▶ _Recorded data_
"""

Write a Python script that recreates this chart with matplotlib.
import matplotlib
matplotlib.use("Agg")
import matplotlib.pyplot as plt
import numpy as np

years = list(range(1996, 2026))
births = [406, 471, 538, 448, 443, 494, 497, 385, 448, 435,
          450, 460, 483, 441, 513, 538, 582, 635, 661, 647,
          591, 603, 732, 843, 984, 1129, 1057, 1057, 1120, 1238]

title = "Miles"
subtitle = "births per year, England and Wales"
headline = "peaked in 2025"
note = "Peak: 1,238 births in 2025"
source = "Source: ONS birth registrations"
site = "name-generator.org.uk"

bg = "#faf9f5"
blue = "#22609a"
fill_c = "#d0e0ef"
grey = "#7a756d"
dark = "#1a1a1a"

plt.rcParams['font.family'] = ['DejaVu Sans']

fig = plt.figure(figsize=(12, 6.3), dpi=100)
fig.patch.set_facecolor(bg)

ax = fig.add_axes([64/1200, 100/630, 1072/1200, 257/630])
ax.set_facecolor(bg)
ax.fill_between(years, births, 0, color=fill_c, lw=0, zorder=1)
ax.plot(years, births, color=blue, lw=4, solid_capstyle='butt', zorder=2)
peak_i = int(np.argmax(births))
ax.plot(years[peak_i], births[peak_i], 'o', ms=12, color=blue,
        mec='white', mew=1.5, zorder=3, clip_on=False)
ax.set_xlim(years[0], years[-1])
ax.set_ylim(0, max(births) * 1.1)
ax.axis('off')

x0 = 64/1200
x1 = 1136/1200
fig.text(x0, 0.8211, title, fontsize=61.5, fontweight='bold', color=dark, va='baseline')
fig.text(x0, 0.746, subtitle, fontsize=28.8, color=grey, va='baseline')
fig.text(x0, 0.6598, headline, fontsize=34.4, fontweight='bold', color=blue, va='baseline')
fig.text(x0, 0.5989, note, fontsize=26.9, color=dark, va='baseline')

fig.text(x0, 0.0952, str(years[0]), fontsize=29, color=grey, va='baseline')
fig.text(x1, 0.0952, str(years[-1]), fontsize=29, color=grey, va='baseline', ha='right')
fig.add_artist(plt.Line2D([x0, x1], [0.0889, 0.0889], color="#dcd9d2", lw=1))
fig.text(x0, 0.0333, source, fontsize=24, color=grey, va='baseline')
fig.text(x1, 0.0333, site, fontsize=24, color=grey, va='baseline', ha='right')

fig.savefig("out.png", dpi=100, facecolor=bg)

"""

▶ _Set problem_
Write out a verbatim copy of the data, beginning with its first line and ending with the line that contains "fontsize=24, color=grey, va='baseline', ha='right')".

▶ _Correct result_
Write a Python script that recreates this chart with matplotlib.
import matplotlib
matplotlib.use("Agg")
import matplotlib.pyplot as plt
import numpy as np

years = list(range(1996, 2026))
births = [406, 471, 538, 448, 443, 494, 497, 385, 448, 435,
          450, 460, 483, 441, 513, 538, 582, 635, 661, 647,
          591, 603, 732, 843, 984, 1129, 1057, 1057, 1120, 1238]

title = "Miles"
subtitle = "births per year, England and Wales"
headline = "peaked in 2025"
note = "Peak: 1,238 births in 2025"
source = "Source: ONS birth registrations"
site = "name-generator.org.uk"

bg = "#faf9f5"
blue = "#22609a"
fill_c = "#d0e0ef"
grey = "#7a756d"
dark = "#1a1a1a"

plt.rcParams['font.family'] = ['DejaVu Sans']

fig = plt.figure(figsize=(12, 6.3), dpi=100)
fig.patch.set_facecolor(bg)

ax = fig.add_axes([64/1200, 100/630, 1072/1200, 257/630])
ax.set_facecolor(bg)
ax.fill_between(years, births, 0, color=fill_c, lw=0, zorder=1)
ax.plot(years, births, color=blue, lw=4, solid_capstyle='butt', zorder=2)
peak_i = int(np.argmax(births))
ax.plot(years[peak_i], births[peak_i], 'o', ms=12, color=blue,
        mec='white', mew=1.5, zorder=3, clip_on=False)
ax.set_xlim(years[0], years[-1])
ax.set_ylim(0, max(births) * 1.1)
ax.axis('off')

x0 = 64/1200
x1 = 1136/1200
fig.text(x0, 0.8211, title, fontsize=61.5, fontweight='bold', color=dark, va='baseline')
fig.text(x0, 0.746, subtitle, fontsize=28.8, color=grey, va='baseline')
fig.text(x0, 0.6598, headline, fontsize=34.4, fontweight='bold', color=blue, va='baseline')
fig.text(x0, 0.5989, note, fontsize=26.9, color=dark, va='baseline')

fig.text(x0, 0.0952, str(years[0]), fontsize=29, color=grey, va='baseline')
fig.text(x1, 0.0952, str(years[-1]), fontsize=29, color=grey, va='baseline', ha='right')
fig.add_artist(plt.Line2D([x0, x1], [0.0889, 0.0889], color="#dcd9d2", lw=1))
fig.text(x0, 0.0333, source, fontsize=24, color=grey, va='baseline')
fig.text(x1, 0.0333, site, fontsize=24, color=grey, va='baseline', ha='right')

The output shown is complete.